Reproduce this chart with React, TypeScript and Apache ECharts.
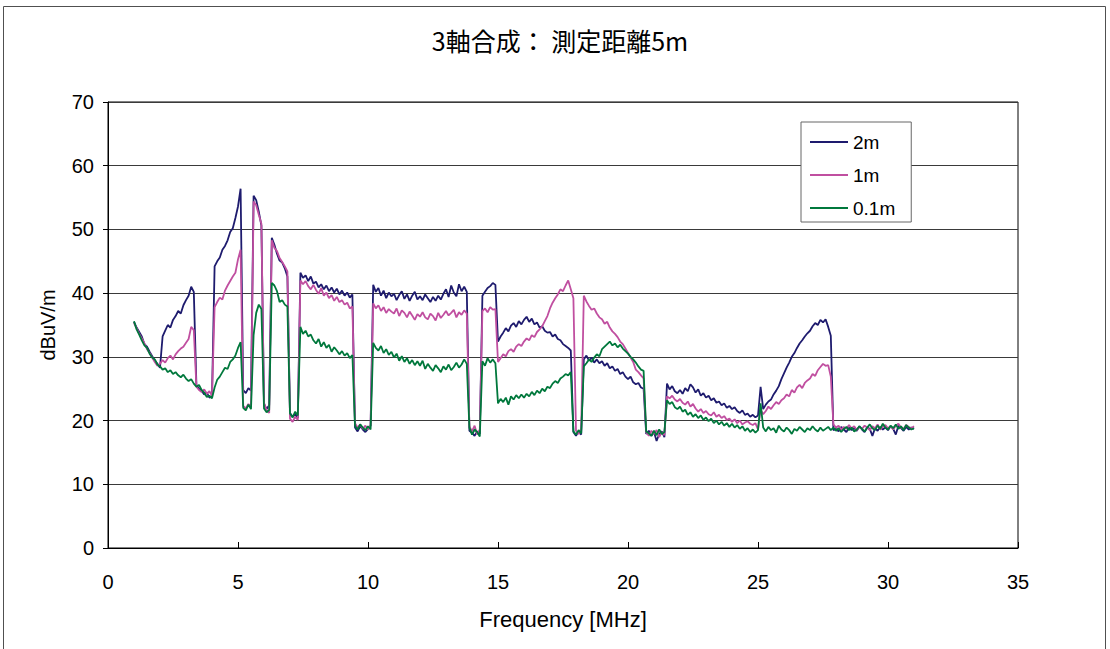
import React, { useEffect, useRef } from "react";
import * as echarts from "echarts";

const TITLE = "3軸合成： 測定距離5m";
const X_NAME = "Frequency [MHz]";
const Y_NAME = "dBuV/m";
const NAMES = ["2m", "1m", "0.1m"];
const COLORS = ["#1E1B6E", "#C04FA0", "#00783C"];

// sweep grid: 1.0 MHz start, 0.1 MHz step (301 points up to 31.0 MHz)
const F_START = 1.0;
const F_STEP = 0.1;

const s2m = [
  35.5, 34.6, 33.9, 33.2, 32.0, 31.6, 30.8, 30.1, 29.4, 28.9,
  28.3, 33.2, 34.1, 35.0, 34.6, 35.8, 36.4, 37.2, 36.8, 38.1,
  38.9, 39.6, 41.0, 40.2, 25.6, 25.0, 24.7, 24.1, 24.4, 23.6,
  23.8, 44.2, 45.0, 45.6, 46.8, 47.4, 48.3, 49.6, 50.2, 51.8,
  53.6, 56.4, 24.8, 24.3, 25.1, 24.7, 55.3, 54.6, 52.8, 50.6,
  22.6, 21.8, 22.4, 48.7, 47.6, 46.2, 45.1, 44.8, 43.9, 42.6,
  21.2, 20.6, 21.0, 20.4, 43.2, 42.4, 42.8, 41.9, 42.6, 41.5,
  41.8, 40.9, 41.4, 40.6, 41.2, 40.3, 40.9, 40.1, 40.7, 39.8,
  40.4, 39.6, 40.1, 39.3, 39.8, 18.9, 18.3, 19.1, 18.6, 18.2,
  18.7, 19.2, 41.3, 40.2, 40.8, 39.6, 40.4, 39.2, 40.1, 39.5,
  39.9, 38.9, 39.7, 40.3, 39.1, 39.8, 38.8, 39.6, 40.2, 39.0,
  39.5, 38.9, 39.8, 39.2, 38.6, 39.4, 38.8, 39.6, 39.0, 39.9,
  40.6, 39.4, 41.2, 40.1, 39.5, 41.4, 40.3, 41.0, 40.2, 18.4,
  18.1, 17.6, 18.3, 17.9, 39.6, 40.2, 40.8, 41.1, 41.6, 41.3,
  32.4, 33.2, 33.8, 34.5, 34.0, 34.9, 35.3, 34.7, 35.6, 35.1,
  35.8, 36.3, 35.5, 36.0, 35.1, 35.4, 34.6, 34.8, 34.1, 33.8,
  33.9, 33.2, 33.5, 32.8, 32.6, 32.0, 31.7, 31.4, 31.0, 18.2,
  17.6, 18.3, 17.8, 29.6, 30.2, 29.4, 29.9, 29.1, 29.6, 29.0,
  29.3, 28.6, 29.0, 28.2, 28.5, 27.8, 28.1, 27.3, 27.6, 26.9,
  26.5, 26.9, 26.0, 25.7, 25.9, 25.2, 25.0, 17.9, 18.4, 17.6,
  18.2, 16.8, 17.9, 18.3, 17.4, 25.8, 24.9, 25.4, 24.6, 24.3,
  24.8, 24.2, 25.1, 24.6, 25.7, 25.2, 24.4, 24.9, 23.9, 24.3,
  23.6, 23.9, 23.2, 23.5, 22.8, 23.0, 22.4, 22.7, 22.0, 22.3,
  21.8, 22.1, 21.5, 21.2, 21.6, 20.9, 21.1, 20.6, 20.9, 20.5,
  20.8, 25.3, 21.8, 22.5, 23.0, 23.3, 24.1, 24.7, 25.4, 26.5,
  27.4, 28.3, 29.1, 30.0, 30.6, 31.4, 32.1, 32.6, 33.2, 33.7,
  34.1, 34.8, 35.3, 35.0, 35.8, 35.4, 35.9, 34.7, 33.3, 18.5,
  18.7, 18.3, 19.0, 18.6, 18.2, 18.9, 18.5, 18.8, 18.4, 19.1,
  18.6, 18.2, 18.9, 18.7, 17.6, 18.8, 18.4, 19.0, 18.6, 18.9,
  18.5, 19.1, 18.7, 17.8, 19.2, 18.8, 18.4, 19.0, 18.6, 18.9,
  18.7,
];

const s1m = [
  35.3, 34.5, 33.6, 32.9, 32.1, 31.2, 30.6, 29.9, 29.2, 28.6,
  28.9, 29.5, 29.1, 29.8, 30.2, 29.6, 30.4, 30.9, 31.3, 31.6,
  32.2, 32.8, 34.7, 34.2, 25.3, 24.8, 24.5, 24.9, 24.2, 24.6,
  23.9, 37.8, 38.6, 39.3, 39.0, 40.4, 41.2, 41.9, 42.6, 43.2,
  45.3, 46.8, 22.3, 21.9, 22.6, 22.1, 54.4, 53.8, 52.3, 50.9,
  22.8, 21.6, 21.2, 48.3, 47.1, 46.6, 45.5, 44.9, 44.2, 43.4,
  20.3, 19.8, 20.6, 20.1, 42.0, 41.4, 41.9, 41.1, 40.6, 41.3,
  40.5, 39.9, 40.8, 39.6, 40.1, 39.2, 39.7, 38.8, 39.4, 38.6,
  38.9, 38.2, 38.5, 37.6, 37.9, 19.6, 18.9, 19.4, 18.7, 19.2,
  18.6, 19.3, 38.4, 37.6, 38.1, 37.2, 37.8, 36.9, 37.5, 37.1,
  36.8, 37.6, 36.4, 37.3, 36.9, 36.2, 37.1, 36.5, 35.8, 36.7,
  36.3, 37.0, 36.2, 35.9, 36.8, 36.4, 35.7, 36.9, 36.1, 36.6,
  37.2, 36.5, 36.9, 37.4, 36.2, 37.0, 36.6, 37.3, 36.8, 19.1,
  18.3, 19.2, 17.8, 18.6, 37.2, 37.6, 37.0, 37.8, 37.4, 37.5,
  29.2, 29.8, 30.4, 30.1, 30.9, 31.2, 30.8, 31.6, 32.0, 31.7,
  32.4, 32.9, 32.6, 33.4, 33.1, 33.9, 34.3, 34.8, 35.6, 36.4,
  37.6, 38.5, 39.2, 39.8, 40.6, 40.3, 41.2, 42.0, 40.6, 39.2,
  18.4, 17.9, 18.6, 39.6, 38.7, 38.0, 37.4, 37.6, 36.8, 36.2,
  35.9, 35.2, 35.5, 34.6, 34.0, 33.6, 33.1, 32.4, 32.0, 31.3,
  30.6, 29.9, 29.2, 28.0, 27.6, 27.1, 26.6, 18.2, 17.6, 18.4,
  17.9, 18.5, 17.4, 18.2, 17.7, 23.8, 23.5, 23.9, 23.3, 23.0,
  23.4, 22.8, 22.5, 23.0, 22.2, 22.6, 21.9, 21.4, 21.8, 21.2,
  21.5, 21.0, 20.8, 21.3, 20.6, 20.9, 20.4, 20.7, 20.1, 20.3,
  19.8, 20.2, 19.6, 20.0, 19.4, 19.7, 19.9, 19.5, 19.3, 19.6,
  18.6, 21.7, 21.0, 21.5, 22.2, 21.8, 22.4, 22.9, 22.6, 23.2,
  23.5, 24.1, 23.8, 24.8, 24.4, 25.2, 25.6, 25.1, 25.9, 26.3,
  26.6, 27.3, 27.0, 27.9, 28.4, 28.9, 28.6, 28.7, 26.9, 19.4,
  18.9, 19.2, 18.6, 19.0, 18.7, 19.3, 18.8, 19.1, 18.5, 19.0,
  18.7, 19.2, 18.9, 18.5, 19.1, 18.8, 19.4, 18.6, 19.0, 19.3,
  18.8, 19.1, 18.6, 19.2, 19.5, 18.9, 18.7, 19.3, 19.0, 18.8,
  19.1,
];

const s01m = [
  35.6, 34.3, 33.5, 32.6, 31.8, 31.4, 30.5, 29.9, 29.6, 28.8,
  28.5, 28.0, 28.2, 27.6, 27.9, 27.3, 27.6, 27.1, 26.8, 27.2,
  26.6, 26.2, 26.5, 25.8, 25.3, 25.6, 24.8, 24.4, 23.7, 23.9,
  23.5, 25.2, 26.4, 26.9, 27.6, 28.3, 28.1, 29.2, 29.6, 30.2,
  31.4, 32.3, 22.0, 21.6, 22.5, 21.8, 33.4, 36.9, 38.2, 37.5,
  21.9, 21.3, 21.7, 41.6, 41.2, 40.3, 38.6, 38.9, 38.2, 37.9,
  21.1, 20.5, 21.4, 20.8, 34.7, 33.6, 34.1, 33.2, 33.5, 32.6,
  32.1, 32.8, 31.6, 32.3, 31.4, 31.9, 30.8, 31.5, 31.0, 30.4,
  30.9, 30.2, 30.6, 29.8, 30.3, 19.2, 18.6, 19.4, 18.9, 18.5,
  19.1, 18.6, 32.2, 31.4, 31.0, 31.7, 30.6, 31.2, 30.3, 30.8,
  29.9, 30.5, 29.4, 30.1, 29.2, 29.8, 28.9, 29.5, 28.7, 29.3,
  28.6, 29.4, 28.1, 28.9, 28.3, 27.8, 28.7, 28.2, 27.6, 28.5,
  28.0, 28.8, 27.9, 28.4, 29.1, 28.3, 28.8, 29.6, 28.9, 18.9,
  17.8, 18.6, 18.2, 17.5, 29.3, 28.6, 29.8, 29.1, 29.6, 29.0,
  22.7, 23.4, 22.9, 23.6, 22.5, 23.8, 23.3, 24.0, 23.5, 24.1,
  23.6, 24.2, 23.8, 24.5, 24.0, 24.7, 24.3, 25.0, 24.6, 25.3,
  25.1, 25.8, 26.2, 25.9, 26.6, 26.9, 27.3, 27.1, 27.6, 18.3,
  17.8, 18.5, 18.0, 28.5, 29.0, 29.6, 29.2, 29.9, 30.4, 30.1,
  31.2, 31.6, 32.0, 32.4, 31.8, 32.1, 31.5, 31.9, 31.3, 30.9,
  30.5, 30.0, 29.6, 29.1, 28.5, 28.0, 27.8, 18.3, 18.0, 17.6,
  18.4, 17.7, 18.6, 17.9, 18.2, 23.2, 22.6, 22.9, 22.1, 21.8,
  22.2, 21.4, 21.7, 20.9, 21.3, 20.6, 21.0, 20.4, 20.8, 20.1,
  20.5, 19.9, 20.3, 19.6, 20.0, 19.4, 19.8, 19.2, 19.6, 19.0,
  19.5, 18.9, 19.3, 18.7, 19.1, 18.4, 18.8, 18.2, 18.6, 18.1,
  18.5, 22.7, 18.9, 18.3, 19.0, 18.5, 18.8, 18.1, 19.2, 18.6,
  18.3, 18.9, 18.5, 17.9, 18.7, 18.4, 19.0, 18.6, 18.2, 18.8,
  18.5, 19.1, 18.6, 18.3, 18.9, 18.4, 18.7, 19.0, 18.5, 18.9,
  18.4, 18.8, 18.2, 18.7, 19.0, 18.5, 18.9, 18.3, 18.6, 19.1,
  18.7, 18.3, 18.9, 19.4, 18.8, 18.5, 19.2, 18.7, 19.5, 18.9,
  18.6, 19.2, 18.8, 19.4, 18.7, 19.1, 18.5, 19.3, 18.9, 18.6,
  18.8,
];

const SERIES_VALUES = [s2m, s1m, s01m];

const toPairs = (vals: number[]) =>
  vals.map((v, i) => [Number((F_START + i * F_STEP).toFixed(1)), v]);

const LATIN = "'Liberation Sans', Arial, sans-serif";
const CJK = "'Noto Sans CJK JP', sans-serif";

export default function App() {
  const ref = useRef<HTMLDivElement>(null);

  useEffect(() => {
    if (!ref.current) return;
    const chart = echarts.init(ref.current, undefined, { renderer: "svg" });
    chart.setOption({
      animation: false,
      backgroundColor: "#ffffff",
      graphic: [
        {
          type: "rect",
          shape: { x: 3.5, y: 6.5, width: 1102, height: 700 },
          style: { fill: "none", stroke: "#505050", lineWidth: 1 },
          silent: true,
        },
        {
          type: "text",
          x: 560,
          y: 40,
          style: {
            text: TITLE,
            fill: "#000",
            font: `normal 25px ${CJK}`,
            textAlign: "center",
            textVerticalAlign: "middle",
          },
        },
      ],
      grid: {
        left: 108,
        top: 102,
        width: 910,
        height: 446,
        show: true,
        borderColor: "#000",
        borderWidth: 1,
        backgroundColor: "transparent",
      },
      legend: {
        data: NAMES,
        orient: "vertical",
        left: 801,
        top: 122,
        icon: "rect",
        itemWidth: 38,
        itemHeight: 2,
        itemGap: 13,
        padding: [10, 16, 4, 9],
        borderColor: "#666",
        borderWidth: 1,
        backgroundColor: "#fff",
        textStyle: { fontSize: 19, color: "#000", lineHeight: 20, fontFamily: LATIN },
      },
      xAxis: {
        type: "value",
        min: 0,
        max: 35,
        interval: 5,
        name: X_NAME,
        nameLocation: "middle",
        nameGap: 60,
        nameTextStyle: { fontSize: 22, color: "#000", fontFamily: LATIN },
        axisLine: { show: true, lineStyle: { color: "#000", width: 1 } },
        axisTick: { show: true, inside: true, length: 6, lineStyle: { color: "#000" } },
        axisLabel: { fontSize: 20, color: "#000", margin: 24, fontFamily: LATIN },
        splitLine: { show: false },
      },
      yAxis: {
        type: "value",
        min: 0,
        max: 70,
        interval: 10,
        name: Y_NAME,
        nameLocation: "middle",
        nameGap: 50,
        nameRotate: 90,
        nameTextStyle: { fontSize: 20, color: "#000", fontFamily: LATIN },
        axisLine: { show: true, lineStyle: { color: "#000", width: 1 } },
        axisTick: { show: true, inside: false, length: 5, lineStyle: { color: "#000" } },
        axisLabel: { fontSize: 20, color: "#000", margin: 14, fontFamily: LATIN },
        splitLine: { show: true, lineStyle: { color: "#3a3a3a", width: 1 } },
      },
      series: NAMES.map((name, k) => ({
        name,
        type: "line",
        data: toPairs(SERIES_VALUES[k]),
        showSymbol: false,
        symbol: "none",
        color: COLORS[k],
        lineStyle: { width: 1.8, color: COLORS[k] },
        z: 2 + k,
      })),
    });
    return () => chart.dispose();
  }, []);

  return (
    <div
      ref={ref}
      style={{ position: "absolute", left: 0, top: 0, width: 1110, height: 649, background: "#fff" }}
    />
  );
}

Instructions to follow >>
Of the lines in this material, state how many hold the string "React". Write no other words.

Output below >>
2